TASK DESCRIPTION:
Starting with the first line of the data that follows, transcribe every line verbatim until the line containing "bracket_a = [3.4, 10.27, 2.65, 10.65]" has been transcribed.

DATA SEGMENT:
────────────────

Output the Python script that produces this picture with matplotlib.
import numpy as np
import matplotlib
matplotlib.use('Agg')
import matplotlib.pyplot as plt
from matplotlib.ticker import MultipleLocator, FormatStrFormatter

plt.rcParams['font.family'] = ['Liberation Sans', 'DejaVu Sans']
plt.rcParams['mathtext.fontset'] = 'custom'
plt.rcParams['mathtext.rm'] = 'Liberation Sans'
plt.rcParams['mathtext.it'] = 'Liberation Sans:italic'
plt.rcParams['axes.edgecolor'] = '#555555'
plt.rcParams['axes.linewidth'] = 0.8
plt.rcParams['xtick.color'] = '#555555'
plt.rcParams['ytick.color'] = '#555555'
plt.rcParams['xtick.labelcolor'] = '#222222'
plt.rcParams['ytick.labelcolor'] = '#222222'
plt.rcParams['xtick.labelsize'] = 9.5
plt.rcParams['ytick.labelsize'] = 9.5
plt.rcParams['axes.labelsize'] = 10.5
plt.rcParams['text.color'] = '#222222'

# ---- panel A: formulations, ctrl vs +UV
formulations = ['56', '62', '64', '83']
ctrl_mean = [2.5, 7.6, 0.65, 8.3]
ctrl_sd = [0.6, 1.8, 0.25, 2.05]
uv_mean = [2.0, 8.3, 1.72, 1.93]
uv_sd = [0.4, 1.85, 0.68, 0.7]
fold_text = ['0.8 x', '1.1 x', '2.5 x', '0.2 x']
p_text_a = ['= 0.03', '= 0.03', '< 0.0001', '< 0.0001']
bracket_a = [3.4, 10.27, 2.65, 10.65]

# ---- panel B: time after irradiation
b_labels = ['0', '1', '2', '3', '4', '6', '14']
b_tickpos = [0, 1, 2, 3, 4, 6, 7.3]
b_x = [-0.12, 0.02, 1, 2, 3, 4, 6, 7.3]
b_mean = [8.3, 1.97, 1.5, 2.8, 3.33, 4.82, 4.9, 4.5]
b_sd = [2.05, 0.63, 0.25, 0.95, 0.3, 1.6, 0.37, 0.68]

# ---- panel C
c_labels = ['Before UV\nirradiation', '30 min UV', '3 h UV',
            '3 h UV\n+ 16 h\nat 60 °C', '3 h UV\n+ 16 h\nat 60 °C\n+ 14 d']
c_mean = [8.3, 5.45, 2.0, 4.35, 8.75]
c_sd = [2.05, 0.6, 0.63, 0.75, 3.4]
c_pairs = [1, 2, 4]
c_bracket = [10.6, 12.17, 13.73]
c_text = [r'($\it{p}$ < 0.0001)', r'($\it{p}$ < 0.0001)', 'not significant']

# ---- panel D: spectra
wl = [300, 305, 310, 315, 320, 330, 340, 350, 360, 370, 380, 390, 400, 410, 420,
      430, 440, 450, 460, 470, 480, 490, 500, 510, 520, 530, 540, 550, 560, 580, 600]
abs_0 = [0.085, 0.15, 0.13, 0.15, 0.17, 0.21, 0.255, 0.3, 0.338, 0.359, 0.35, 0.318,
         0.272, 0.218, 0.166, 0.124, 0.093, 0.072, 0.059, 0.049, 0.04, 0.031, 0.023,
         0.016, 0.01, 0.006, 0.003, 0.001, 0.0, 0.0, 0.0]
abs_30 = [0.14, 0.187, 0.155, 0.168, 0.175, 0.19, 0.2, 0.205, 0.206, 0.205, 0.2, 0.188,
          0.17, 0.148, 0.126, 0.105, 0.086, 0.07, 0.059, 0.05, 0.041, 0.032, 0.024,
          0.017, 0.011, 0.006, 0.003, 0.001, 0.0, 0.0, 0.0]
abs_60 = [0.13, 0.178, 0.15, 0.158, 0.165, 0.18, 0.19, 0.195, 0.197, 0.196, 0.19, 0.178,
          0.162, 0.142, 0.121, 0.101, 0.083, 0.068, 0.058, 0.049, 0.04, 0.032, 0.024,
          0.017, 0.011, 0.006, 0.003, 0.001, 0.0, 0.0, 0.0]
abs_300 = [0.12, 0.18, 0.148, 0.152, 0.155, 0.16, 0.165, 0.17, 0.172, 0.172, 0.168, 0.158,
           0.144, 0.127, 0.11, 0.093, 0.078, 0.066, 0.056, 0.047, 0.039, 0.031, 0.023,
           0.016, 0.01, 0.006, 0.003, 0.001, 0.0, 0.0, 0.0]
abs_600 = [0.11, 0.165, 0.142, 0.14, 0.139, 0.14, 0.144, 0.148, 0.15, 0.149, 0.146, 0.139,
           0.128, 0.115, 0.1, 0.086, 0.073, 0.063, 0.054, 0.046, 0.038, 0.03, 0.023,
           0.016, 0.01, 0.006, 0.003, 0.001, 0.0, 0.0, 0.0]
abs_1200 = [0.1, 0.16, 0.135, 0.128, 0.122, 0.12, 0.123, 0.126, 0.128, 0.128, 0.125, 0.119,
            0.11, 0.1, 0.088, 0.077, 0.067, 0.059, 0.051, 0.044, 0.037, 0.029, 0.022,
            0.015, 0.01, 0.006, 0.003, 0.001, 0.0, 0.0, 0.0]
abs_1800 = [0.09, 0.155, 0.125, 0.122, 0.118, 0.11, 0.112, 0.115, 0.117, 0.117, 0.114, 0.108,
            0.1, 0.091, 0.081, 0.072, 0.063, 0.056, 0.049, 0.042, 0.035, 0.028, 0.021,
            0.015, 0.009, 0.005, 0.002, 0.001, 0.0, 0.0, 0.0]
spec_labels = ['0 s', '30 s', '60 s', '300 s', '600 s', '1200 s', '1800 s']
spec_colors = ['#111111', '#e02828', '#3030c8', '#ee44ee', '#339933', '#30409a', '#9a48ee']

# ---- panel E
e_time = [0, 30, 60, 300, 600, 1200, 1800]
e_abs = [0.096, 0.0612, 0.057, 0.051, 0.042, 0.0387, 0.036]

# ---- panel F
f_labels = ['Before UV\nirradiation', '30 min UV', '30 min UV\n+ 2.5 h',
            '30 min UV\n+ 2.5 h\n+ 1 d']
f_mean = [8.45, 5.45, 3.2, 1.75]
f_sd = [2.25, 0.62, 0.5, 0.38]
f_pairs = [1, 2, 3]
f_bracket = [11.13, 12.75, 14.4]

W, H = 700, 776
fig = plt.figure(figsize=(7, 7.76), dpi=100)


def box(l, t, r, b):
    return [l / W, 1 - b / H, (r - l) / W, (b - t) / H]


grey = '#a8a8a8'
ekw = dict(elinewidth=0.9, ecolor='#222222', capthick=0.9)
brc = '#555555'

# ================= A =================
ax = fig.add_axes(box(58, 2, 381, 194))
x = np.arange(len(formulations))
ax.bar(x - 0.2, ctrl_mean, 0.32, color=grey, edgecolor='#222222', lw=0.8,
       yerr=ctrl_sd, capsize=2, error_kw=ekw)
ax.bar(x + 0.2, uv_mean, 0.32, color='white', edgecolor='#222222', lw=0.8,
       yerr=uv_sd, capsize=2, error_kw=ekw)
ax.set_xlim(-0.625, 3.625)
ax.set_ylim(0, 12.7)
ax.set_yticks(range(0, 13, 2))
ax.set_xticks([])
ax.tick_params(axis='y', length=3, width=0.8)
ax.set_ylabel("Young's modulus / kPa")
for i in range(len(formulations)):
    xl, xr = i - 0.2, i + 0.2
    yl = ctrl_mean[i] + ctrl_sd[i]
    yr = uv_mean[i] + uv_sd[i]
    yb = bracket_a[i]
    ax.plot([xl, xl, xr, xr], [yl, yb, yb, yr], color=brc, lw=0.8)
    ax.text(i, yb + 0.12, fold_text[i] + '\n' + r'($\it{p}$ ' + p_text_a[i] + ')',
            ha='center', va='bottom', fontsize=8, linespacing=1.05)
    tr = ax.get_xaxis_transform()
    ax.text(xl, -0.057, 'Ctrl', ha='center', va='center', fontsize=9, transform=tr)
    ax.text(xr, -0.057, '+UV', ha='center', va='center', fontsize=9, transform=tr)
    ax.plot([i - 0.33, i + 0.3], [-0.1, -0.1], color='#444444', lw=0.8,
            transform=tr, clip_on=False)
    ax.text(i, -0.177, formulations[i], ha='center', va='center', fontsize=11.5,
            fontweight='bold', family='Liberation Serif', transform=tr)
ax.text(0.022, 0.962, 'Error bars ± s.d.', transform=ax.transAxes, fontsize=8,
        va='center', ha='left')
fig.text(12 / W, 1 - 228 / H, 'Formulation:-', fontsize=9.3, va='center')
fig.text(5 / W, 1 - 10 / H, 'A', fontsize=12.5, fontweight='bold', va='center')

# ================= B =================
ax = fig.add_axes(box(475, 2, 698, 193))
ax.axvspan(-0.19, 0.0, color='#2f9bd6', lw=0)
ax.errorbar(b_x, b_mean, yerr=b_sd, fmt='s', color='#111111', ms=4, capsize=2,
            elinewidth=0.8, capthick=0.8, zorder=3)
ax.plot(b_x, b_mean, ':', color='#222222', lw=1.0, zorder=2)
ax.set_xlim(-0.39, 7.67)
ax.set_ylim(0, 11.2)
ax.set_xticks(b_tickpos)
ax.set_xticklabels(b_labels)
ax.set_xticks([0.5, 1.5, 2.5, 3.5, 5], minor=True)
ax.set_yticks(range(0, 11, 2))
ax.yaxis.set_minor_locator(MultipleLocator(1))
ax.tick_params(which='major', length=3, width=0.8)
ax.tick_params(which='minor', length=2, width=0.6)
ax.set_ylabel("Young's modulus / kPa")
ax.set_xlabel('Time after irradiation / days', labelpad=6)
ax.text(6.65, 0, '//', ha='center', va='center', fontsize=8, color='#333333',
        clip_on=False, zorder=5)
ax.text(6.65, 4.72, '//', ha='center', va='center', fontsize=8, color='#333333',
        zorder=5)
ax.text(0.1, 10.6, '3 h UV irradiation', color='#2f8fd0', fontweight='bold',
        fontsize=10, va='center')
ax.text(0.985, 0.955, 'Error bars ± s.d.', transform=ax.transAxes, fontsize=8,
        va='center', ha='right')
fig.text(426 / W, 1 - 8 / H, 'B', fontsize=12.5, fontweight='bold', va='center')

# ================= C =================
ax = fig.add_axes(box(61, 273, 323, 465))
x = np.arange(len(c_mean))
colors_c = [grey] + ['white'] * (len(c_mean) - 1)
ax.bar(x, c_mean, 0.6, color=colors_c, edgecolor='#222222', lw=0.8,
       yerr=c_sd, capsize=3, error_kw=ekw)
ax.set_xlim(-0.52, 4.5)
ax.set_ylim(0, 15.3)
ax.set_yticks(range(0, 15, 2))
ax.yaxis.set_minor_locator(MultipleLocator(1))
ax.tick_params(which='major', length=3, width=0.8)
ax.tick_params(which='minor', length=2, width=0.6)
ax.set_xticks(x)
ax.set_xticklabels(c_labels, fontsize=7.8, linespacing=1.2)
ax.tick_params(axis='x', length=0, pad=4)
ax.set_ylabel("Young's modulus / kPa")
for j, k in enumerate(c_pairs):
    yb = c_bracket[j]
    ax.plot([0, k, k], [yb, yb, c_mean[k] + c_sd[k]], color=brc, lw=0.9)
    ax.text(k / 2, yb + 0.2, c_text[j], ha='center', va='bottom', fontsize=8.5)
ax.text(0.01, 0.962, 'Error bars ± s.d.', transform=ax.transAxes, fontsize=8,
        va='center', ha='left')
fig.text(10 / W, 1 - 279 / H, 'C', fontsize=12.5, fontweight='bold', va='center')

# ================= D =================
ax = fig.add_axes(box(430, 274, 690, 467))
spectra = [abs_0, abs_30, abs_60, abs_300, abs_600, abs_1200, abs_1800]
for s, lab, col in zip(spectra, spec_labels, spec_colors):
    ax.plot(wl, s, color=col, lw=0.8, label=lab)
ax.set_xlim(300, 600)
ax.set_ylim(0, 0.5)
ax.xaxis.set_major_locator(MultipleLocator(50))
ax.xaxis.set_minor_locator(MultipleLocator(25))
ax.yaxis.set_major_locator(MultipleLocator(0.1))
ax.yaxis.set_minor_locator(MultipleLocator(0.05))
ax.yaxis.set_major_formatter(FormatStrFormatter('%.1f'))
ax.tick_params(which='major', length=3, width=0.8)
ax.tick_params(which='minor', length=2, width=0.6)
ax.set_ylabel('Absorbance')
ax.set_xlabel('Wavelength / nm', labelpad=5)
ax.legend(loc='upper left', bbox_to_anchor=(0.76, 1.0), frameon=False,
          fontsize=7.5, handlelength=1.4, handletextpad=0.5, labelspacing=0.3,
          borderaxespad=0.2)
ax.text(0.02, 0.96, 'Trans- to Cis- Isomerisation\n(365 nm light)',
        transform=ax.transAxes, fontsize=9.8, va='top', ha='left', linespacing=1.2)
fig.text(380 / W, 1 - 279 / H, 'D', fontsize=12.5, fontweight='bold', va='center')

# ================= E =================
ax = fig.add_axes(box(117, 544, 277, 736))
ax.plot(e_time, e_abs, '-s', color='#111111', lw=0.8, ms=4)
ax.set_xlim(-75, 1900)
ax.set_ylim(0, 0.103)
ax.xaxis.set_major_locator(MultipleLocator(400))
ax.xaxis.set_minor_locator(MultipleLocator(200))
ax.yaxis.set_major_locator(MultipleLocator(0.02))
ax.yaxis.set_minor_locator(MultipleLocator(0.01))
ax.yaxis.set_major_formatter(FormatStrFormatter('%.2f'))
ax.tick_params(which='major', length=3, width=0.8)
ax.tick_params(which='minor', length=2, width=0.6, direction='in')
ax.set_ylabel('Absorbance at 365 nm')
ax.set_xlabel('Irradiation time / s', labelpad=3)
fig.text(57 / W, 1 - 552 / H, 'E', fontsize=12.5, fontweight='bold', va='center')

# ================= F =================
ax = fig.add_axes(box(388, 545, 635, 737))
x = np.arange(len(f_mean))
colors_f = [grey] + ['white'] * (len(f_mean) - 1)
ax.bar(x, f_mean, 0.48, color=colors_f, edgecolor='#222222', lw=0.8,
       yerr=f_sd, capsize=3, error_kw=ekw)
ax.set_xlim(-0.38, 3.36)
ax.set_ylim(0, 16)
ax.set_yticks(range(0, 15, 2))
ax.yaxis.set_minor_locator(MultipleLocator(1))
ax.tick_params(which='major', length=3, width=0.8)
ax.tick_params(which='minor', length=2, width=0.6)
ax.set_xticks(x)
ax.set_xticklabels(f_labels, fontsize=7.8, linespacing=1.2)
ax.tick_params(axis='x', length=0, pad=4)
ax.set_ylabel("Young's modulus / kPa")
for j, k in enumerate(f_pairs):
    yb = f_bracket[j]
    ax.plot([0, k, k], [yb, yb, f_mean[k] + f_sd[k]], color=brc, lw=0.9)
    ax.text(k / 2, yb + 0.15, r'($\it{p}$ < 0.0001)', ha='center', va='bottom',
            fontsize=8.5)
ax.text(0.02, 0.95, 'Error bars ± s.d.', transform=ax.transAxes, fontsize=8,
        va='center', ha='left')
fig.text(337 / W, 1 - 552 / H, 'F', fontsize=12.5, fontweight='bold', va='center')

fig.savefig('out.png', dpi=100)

────────────────

RESULT BELOW:
Output the Python script that produces this picture with matplotlib.
import numpy as np
import matplotlib
matplotlib.use('Agg')
import matplotlib.pyplot as plt
from matplotlib.ticker import MultipleLocator, FormatStrFormatter

plt.rcParams['font.family'] = ['Liberation Sans', 'DejaVu Sans']
plt.rcParams['mathtext.fontset'] = 'custom'
plt.rcParams['mathtext.rm'] = 'Liberation Sans'
plt.rcParams['mathtext.it'] = 'Liberation Sans:italic'
plt.rcParams['axes.edgecolor'] = '#555555'
plt.rcParams['axes.linewidth'] = 0.8
plt.rcParams['xtick.color'] = '#555555'
plt.rcParams['ytick.color'] = '#555555'
plt.rcParams['xtick.labelcolor'] = '#222222'
plt.rcParams['ytick.labelcolor'] = '#222222'
plt.rcParams['xtick.labelsize'] = 9.5
plt.rcParams['ytick.labelsize'] = 9.5
plt.rcParams['axes.labelsize'] = 10.5
plt.rcParams['text.color'] = '#222222'

# ---- panel A: formulations, ctrl vs +UV
formulations = ['56', '62', '64', '83']
ctrl_mean = [2.5, 7.6, 0.65, 8.3]
ctrl_sd = [0.6, 1.8, 0.25, 2.05]
uv_mean = [2.0, 8.3, 1.72, 1.93]
uv_sd = [0.4, 1.85, 0.68, 0.7]
fold_text = ['0.8 x', '1.1 x', '2.5 x', '0.2 x']
p_text_a = ['= 0.03', '= 0.03', '< 0.0001', '< 0.0001']
bracket_a = [3.4, 10.27, 2.65, 10.65]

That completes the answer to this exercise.